The sudden burst of stock market volatility this summer has sparked a finger-pointing exercise that assigns much of the blame to an obscure rule change that makes it easier for traders to sell stocks short.
The ultimate losers, according to some critics, are retail-class investors who still are being told to buy and hold for the long term.
In an increasingly heated debate, the rising number of short sales and growing market volatility since July are being cited as evidence that institutional traders, such as hedge fund managers, are fueling the choppy markets, according to some industry professionals.
“The rule changed eight weeks ago, and market volatility has increased substantially,” said Patrick Becker, president of Becker Capital Management Inc. of Portland, Ore.
The so-called uptick rule, established in 1938 but repealed by the Securities and Exchange Commission on July 6, had required traders to wait for a stock’s price to make an upward move before it could be sold short.
Short selling is a trading strategy designed to profit from a stock’s downward movement. It involves borrowing shares from a brokerage firm, then immediately selling them and waiting for the stock price to decline before buying the shares back at a lower price and returning them to the brokerage lender.
Advantage Hedge funds
“I don’t think anyone would disagree that removing the uptick rule is a benefit to short sellers — and they are mostly hedge funds,” said Peter Chepucavage, general counsel at Plexus Consulting Group LLC in Washington.
Mr.
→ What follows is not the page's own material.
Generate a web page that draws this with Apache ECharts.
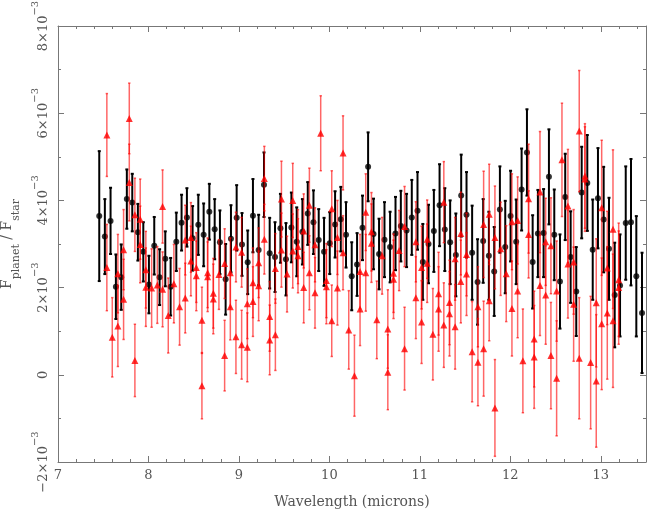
<!DOCTYPE html>
<html>
<head>
<meta charset="utf-8">
<script src="https://cdn.jsdelivr.net/npm/echarts@6/dist/echarts.min.js"></script>
<style>
  html, body { margin: 0; padding: 0; background: #fff; }
  #main { width: 649px; height: 510px; }
</style>
</head>
<body>
<div id="main"></div>
<script>
// flux values are in units of 1e-3
var blackWave = [7.456, 7.518, 7.581, 7.640, 7.699, 7.761, 7.821, 7.883, 7.943, 8.005,
  8.064, 8.123, 8.186, 8.245, 8.308, 8.366, 8.425, 8.488, 8.551, 8.610,
  8.673, 8.732, 8.790, 8.853, 8.912, 8.975, 9.034, 9.097, 9.155, 9.218,
  9.277, 9.340, 9.399, 9.459, 9.520, 9.580, 9.639, 9.702, 9.761, 9.824,
  9.882, 9.941, 10.004, 10.063, 10.126, 10.184, 10.247, 10.306, 10.366, 10.428,
  10.488, 10.549, 10.609, 10.671, 10.731, 10.790, 10.853, 10.911, 10.974, 11.033,
  11.096, 11.155, 11.218, 11.276, 11.335, 11.398, 11.457, 11.516, 11.578, 11.638,
  11.700, 11.763, 11.822, 11.885, 11.944, 12.003, 12.065, 12.125, 12.184, 12.247,
  12.305, 12.368, 12.427, 12.486, 12.549, 12.607, 12.667, 12.729, 12.789, 12.851,
  12.911, 12.969, 13.032, 13.091, 13.154, 13.213, 13.276, 13.334, 13.393, 13.456];
var blackFlux = [3.64, 3.17, 3.53, 2.02, 2.24, 4.03, 3.95, 3.27, 2.82, 2.07,
  2.96, 2.24, 2.66, 2.02, 3.05, 3.49, 3.61, 3.13, 3.44, 3.21,
  3.74, 3.34, 3.04, 2.19, 3.12, 3.60, 2.99, 2.58, 3.65, 2.86,
  4.36, 2.79, 2.70, 3.36, 2.65, 3.38, 3.05, 3.28, 3.70, 3.50,
  3.09, 2.82, 3.02, 3.45, 3.57, 3.21, 2.26, 2.53, 3.37, 4.77,
  3.23, 2.77, 3.10, 2.93, 3.24, 3.41, 3.31, 3.61, 3.76, 2.59,
  3.00, 3.30, 3.89, 3.33, 3.04, 2.75, 4.11, 3.67, 2.80, 2.13,
  3.07, 2.73, 2.37, 3.79, 2.93, 3.64, 3.05, 4.25, 5.10, 2.59,
  3.24, 3.25, 4.54, 3.21, 2.14, 4.08, 2.70, 1.91, 4.18, 4.40,
  2.87, 4.05, 3.56, 2.89, 1.83, 2.05, 3.48, 3.50, 2.26, 1.42];
var blackErr = [1.49, 0.86, 0.76, 0.74, 0.75, 0.68, 0.66, 0.65, 0.68, 0.66,
  0.66, 0.64, 0.63, 0.66, 0.67, 0.64, 0.67, 0.74, 0.69, 0.72,
  0.64, 0.69, 0.73, 0.81, 0.77, 0.75, 0.72, 0.73, 0.84, 0.81,
  0.74, 0.81, 0.80, 0.79, 0.83, 0.80, 0.79, 0.75, 0.72, 0.73,
  0.71, 0.78, 0.71, 0.76, 0.74, 0.75, 0.78, 0.72, 0.74, 0.79,
  0.81, 0.81, 0.86, 0.81, 0.84, 0.81, 0.84, 0.86, 0.89, 0.87,
  0.90, 0.94, 0.94, 0.95, 0.96, 0.95, 0.94, 0.98, 1.08, 0.98,
  0.96, 1.01, 1.02, 0.99, 1.06, 1.04, 0.97, 0.94, 0.99, 1.07,
  1.00, 1.01, 1.09, 1.04, 1.08, 0.99, 1.05, 1.02, 1.05, 1.10,
  1.15, 1.15, 1.21, 1.17, 1.20, 1.17, 1.30, 1.45, 1.38, 1.38];

var redWave = [7.540, 7.540, 7.600, 7.662, 7.662, 7.725, 7.725, 7.788, 7.788, 7.850,
  7.850, 7.909, 7.909, 7.971, 7.971, 8.035, 8.098, 8.156, 8.156, 8.219,
  8.281, 8.344, 8.407, 8.407, 8.469, 8.469, 8.529, 8.529, 8.591, 8.591,
  8.654, 8.654, 8.717, 8.717, 8.779, 8.842, 8.842, 8.905, 8.905, 8.967,
  8.967, 9.030, 9.030, 9.093, 9.093, 9.155, 9.155, 9.218, 9.218, 9.281,
  9.281, 9.340, 9.340, 9.403, 9.403, 9.470, 9.470, 9.532, 9.595, 9.595,
  9.653, 9.653, 9.716, 9.716, 9.779, 9.779, 9.841, 9.841, 9.904, 9.967,
  9.967, 10.026, 10.026, 10.089, 10.089, 10.151, 10.151, 10.214, 10.277, 10.339,
  10.339, 10.402, 10.402, 10.465, 10.465, 10.524, 10.583, 10.646, 10.646, 10.709,
  10.709, 10.771, 10.831, 10.831, 10.956, 10.956, 11.019, 11.019, 11.081, 11.081,
  11.144, 11.207, 11.207, 11.265, 11.265, 11.328, 11.328, 11.390, 11.390, 11.453,
  11.453, 11.516, 11.516, 11.578, 11.642, 11.642, 11.705, 11.705, 11.767, 11.767,
  11.830, 11.830, 11.893, 11.955, 12.018, 12.018, 12.081, 12.081, 12.139, 12.202,
  12.202, 12.264, 12.264, 12.328, 12.328, 12.391, 12.391, 12.449, 12.449, 12.512,
  12.512, 12.571, 12.637, 12.637, 12.700, 12.700, 12.762, 12.762, 12.825, 12.825,
  12.888, 12.950, 12.950, 13.010, 13.010, 13.072, 13.072, 13.135, 13.135, 13.198,
  13.198];
var redFlux = [5.50, 2.46, 0.86, 2.32, 1.12, 2.87, 1.73, 5.88, 4.41, 3.67,
  0.33, 3.57, 2.99, 2.41, 2.01, 1.99, 2.06, 3.86, 1.96, 1.36,
  2.09, 1.56, 3.09, 1.76, 3.15, 2.61, 2.46, 2.27, 1.25, -0.25,
  2.34, 2.25, 1.87, 1.74, 2.30, 2.55, 0.44, 2.34, 1.56, 2.93,
  0.87, 2.81, 0.69, 1.63, 0.63, 2.11, 1.68, 2.57, 2.04, 4.50,
  3.11, 1.34, 0.80, 2.44, 0.92, 4.03, 2.86, 2.31, 4.00, 2.84,
  2.94, 2.73, 3.30, 2.00, 3.89, 2.34, 2.98, 1.88, 5.54, 2.16,
  2.02, 3.81, 1.24, 3.15, 1.99, 5.09, 2.80, 1.03, -0.02, 2.37,
  1.51, 3.73, 2.34, 3.28, 3.02, 1.26, 2.73, 1.05, 0.06, 2.33,
  2.19, 2.85, 3.40, 0.60, 3.05, 1.77, 2.46, 1.21, 3.11, 2.56,
  0.93, 1.86, 1.51, 3.96, 1.14, 1.66, 1.40, 2.66, 1.10, 3.24,
  2.14, 2.76, 2.31, 0.53, 0.29, 1.56, 3.45, 0.60, 3.68, 1.70,
  3.15, -0.76, 2.89, 2.32, 3.51, 1.52, 3.54, 1.92, 0.32, 4.04,
  3.22, 0.82, 0.41, 4.19, 2.05, 3.05, 1.83, 2.96, 0.44, 1.92,
  -0.08, 4.93, 3.87, 2.54, 2.59, 1.62, 5.59, 0.38, 4.56, 4.49,
  0.28, 1.65, -0.14, 3.83, 1.17, 2.45, 1.42, 3.34, 1.24, 2.18,
  2.00];
var redErr = [0.95, 0.99, 0.91, 0.90, 0.93, 0.92, 0.92, 0.81, 0.88, 0.84,
  0.83, 0.92, 0.88, 0.88, 0.90, 0.90, 0.88, 0.84, 0.86, 0.86,
  0.90, 0.88, 0.80, 0.80, 0.80, 0.80, 0.80, 0.80, 0.76, 0.76,
  0.80, 0.80, 0.80, 0.80, 0.80, 0.80, 0.81, 0.80, 0.76, 0.80,
  0.84, 0.80, 0.79, 0.80, 0.79, 0.80, 0.80, 0.80, 0.80, 0.74,
  0.80, 0.80, 0.80, 0.80, 0.82, 0.87, 0.85, 0.87, 0.85, 0.85,
  0.85, 0.85, 0.85, 0.81, 0.85, 0.85, 0.85, 0.81, 0.86, 0.85,
  0.85, 0.87, 0.82, 0.85, 0.85, 0.85, 0.85, 0.90, 0.93, 0.85,
  0.84, 0.88, 0.88, 0.90, 0.90, 0.89, 0.88, 0.90, 0.86, 0.90,
  0.90, 0.92, 0.92, 0.95, 0.92, 0.94, 0.95, 0.95, 0.90, 0.90,
  1.05, 0.95, 0.97, 0.93, 0.97, 0.97, 0.97, 0.95, 0.97, 0.95,
  0.95, 0.95, 0.95, 1.15, 1.00, 0.92, 1.22, 1.09, 1.15, 0.92,
  1.18, 1.11, 1.07, 1.10, 1.10, 1.09, 1.00, 1.07, 1.19, 1.25,
  1.00, 1.10, 1.18, 1.39, 1.15, 1.00, 1.13, 1.10, 1.22, 1.15,
  1.32, 1.30, 1.30, 1.24, 1.20, 1.31, 1.39, 1.39, 1.20, 1.20,
  1.52, 1.47, 1.52, 1.55, 1.51, 1.30, 1.52, 1.82, 1.53, 1.30,
  1.30];

var xTicks = [7, 8, 9, 10, 11, 12, 13];
var yTickExp = [-2, 0, 2, 4, 6, 8];

function pts(w, f) {
  var out = [];
  for (var i = 0; i < w.length; i++) out.push([w[i], f[i]]);
  return out;
}
function bars(w, f, e) {
  var out = [];
  for (var i = 0; i < w.length; i++) out.push([w[i], f[i] - e[i], f[i] + e[i]]);
  return out;
}

function errorBar(color, width, cap) {
  return function (params, api) {
    var x = api.value(0);
    var lo = api.coord([x, api.value(1)]);
    var hi = api.coord([x, api.value(2)]);
    var st = { stroke: color, lineWidth: width };
    return {
      type: 'group',
      children: [
        { type: 'line', shape: { x1: hi[0], y1: hi[1], x2: lo[0], y2: lo[1] }, style: st },
        { type: 'line', shape: { x1: hi[0] - cap, y1: hi[1], x2: hi[0] + cap, y2: hi[1] }, style: st },
        { type: 'line', shape: { x1: lo[0] - cap, y1: lo[1], x2: lo[0] + cap, y2: lo[1] }, style: st }
      ]
    };
  };
}

var font = 'DejaVu Serif';
var grey = '#555';
var axisCol = '#777';

function xAxisCfg(pos, labels) {
  return {
    type: 'value', position: pos, min: 7, max: 13.5, interval: 1,
    axisLine: { show: true, onZero: false, lineStyle: { color: axisCol, width: 1 } },
    axisTick: { show: true, inside: true, length: 6, lineStyle: { color: axisCol } },
    minorTick: { show: true, splitNumber: 5, length: 3, lineStyle: { color: axisCol } },
    splitLine: { show: false },
    axisLabel: {
      show: labels, color: grey, fontFamily: font, fontSize: 13, margin: 7,
      formatter: function (v) { return xTicks.indexOf(v) >= 0 ? String(v) : ''; }
    }
  };
}
function yAxisCfg(pos, labels) {
  return {
    type: 'value', position: pos, min: -2, max: 8, interval: 2,
    axisLine: { show: true, onZero: false, lineStyle: { color: axisCol, width: 1 } },
    axisTick: { show: true, inside: true, length: 6, lineStyle: { color: axisCol } },
    minorTick: { show: true, splitNumber: 2, length: 3, lineStyle: { color: axisCol } },
    splitLine: { show: false },
    axisLabel: {
      show: labels, color: grey, fontFamily: font, fontSize: 13, margin: 8, rotate: 90,
      formatter: function (v) {
        if (yTickExp.indexOf(v) < 0) return '';
        if (v === 0) return '{b|0}';
        return '{b|' + (v < 0 ? '\u2212' + (-v) : v) + '\u00d710}{s|\u22123}';
      },
      rich: {
        b: { fontFamily: font, fontSize: 13, color: grey, lineHeight: 20, verticalAlign: 'bottom' },
        s: { fontFamily: font, fontSize: 10, color: grey, lineHeight: 20, verticalAlign: 'top' }
      }
    }
  };
}

var chart = echarts.init(document.getElementById('main'), null, { renderer: 'canvas' });

var xBottom = xAxisCfg('bottom', true);
xBottom.name = 'Wavelength (microns)';
xBottom.nameLocation = 'middle';
xBottom.nameGap = 33;
xBottom.nameTextStyle = { color: grey, fontFamily: font, fontSize: 14 };

var yLeft = yAxisCfg('left', true);
yLeft.name = '{F|F}{s|planet}{F| / F}{s|star}';
yLeft.nameLocation = 'middle';
yLeft.nameGap = 31;
yLeft.nameTextStyle = {
  rich: {
    F: { fontFamily: font, fontSize: 14, color: grey, lineHeight: 22, verticalAlign: 'top' },
    s: { fontFamily: font, fontSize: 11, color: grey, lineHeight: 22, verticalAlign: 'bottom' }
  }
};

var option = {
  animation: false,
  backgroundColor: '#fff',
  grid: { left: 58, top: 26, width: 588, height: 436, containLabel: false, outerBoundsMode: 'none' },
  xAxis: [xBottom, xAxisCfg('top', false)],
  yAxis: [yLeft, yAxisCfg('right', false)],
  series: [
    {
      type: 'custom', renderItem: errorBar('#000', 2, 1.5), clip: true,
      encode: { x: 0, y: [1, 2] }, data: bars(blackWave, blackFlux, blackErr), z: 2
    },
    {
      type: 'scatter', symbol: 'circle', symbolSize: 6,
      itemStyle: { color: '#000' }, data: pts(blackWave, blackFlux), z: 3
    },
    {
      type: 'custom', renderItem: errorBar('rgba(255,0,0,0.6)', 1.5, 1.2), clip: true,
      encode: { x: 0, y: [1, 2] }, data: bars(redWave, redFlux, redErr), z: 4
    },
    {
      type: 'scatter', symbol: 'triangle', symbolSize: 7,
      itemStyle: { color: '#ff0000' }, data: pts(redWave, redFlux), z: 5
    }
  ]
};

chart.setOption(option);
</script>
</body>
</html>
Chepucavage, an SEC lawyer from 2001 through 2005, worked on a pilot program to study the potential effect of repealing the uptick rule. He does not believe the rule change alone drove the recent market volatility.
“A number of highly experienced people have suggested the rule change is having a major impact on the stock market, but I think there’s a combination of factors, including the subprime-mortgage crisis,” he added. “This summer was a bit of a perfect storm that included the first rewrite of the short-sale rules in 60 years.”
The uptick rule originally was designed to prevent the kinds of bear raids on stocks that occurred during the 1929 stock market crash. But an SEC evaluation of the rule found that the uptick requirement was antiquated and had minimal effect on modern financial markets.
In a June 28 statement, the SEC said: “We note that while we believe that current price-test restrictions are no longer effective or necessary, we intend to closely monitor for potentially abusive trading activities.” SEC spokesman John Heine would not elaborate on what drove the repeal of a rule that the SEC had described as essentially benign.
Some critics theorize that the change was driven by hedge funds and stock exchanges likely to benefit from the increased trading volume and market volatility.
“The power of the short sellers — or you could call them hedge funds — has grown significantly in stature,” said Andy Brooks, head of equity trading at T. Rowe Price Group Inc. in Baltimore.
“We’re in the thick of it, and I think [eliminating] the uptick rule is a major contributor to what’s happening in the stock market,” he added. “I’m not saying the markets wouldn’t have gone down, but they would have gone down in a more orderly fashion.”
The lack of order in the stock market is illustrated in the recent volatility of the Standard & Poor’s 500 stock index, as measured by the Chicago Board Options Exchange’s volatility index, or VIX. Since 1990, the average daily volatility of the S&P was 18.9. But from July 26 through the end of August, it never dropped below 20, and spiked above 30 on two occasions.
During the same period last year, the VIX hovered between 11.6 and 15.2. In sync with the increased volatility was an increase in short sales, according to the New York Stock Exchange Group Inc.’s monthly short-interest reports.
Short interest totaled 12.5 billion positions in August, 12.95 billion in July and 12.47 billion in June. Last year, by comparison, there were 9.63 billion short positions in August, 9.3 billion in July and 9.1 billion in June.
A number of academics have sided with the SEC by suggesting the uptick rule did little to help stabilize the financial markets. “We found very little changes when the uptick rule was suspended in pilot programs, and it’s unlikely the current volatility is a result of that change,” said Karl Diether, an assistant professor of finance at Ohio State University in Columbus.
But Mr. Brooks and others charge that the pilot tests were not done under a full range of market conditions that might have produced results similar to the current market volatility.
“I think they’re not doing nearly enough academic work to fully evaluate this,” he said.
Without the uptick rule, hedge funds are unrestrained in their aggressive short-selling tactics, which could be characterized as price manipulation, Mr. Brooks added. “They short sell it and drive the price down, and then they turn around at the end of the day and buy it back at a profit,” he said. “It’s just another example of the market structure enabling people with a very short time horizon to disadvantage those people on the other side with a longer time horizon.”
Meanwhile, proponents of the rule change suggest the critics might be clinging to a fallacy with regard to the benefits of the uptick rule.
“The uptick rule was really just a trap for the unwary, and I don’t think it has contributed to the recent market volatility,” said Charles Crow, partner at the Princeton, N.J., law firm of Crow & Associates Inc.
“Taking a position that a stock will go down is just as valid a position as one that a stock will go up,” he added. “Stocks that need to go down should go down, and if this rule change facilitates that, I applaud its departure.”